In our hotel was Mexico City's finest nightclub, Ciro's, which was operated by A. C. Blumenthal, an expatriate New Yorker. We made Ciro's our night headquarters, and sooner or later anybody of consequence among local or visiting revelers would make an appearance there. Wartime Mexico City, like Geneva, Zurich, and Lisbon, was one of the world's key espionage centers. The city boasted a full quota of spies, covert and not so covert, as well as counterspies, would-be spies, and volunteer counterspies of all shades and price tags. Since in Latin America it is as difficult to keep a secret as it is to learn the full truth about anything, the town buzzed with rumors and details of plots which, sooner or later, we all heard about.
All through the forties we often vacationed in Mexico. Since I can no more resist a real-estate deal than a smile at a pretty girl, each trip to Mexico saw me toying with a venture there. Although I began some preliminary negotiations, the business mores, local rules of the road, and diversity of the under-the-table dealings made those negotiations different enough so that it meant I had to keep a constant eye on my projects, or else things all too easily went awry. For instance, one spot where I did see desirable properties was in a tiny little place just a few miles south of Acapulco called Puerta Marquesa. It was then a tiny Indian fishing village, but I could tell it would flourish as a second Acapulco.
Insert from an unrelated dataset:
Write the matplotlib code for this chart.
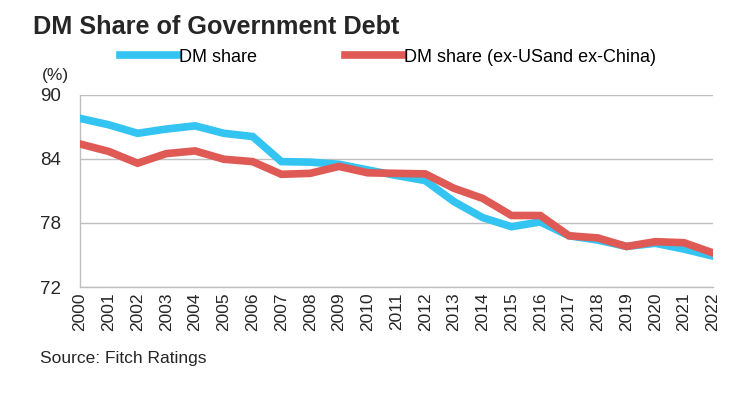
import matplotlib
matplotlib.use("Agg")
import matplotlib.pyplot as plt

# values, % share
years = list(range(2000, 2023))
dm_share = [87.8, 87.2, 86.4, 86.8, 87.1, 86.4, 86.1, 83.75, 83.7, 83.5, 82.97, 82.45,
            81.97, 80.0, 78.5, 77.65, 78.1, 76.8, 76.4, 75.8, 76.1, 75.55, 74.9]
dm_share_ex = [85.4, 84.7, 83.6, 84.5, 84.75, 83.97, 83.75, 82.56, 82.65, 83.3, 82.7, 82.65,
               82.6, 81.25, 80.3, 78.7, 78.7, 76.8, 76.6, 75.8, 76.25, 76.15, 75.2]
y_ticks = [72, 78, 84, 90]

plt.rcParams['font.family'] = ['Liberation Sans', 'DejaVu Sans']

fig = plt.figure(figsize=(7.48, 3.97), dpi=100)
ax = fig.add_axes([0.107, 0.277, 0.846, 0.484])

blue = '#33C4F2'
red = '#E05A55'
ax.plot(years, dm_share, color=blue, lw=5.5, solid_joinstyle='miter', label='DM share', zorder=3)
ax.plot(years, dm_share_ex, color=red, lw=5.5, solid_joinstyle='miter',
        label='DM share (ex-USand ex-China)', zorder=4)

ax.set_xlim(2000, 2022)
ax.set_ylim(72, 90)
ax.set_yticks(y_ticks)
ax.set_xticks(years)
ax.set_xticklabels([str(y) for y in years], rotation=90, fontsize=12.5, color='#262626')
ax.tick_params(axis='y', labelsize=13.5, colors='#262626', length=0, pad=14)
ax.tick_params(axis='x', length=0, pad=4)
ax.grid(axis='y', color='#BFBFBF', lw=1)
for s in ['top', 'right']:
    ax.spines[s].set_visible(False)
for s in ['left', 'bottom']:
    ax.spines[s].set_color('#BFBFBF')
    ax.spines[s].set_linewidth(1)

fig.text(0.044, 0.932, 'DM Share of Government Debt', fontsize=18.2, fontweight='bold',
         color='#262626', va='center')
fig.legend(loc='center left', bbox_to_anchor=(0.139, 0.856), ncol=2, frameon=False,
           fontsize=13, handlelength=3.2, handletextpad=0.05, columnspacing=4.9)
fig.text(0.056, 0.81, '(%)', fontsize=12.5, color='#262626', va='center')
fig.text(0.053, 0.098, 'Source: Fitch Ratings', fontsize=12.5, color='#262626', va='center')

fig.savefig('out.png', dpi=100)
It was eventually developed by some wealthy local politician and has become one of the most valuable pieces of real estate in the country, but I did not buy there because of restrictive local laws, which prohibit foreign ownership of coastal land and of large land holdings of all types. Often local citizens are used as front men to get around this law, but I decided against this gambit, for it would have been too vulnerable to permit a massive and truly forceful development of the area.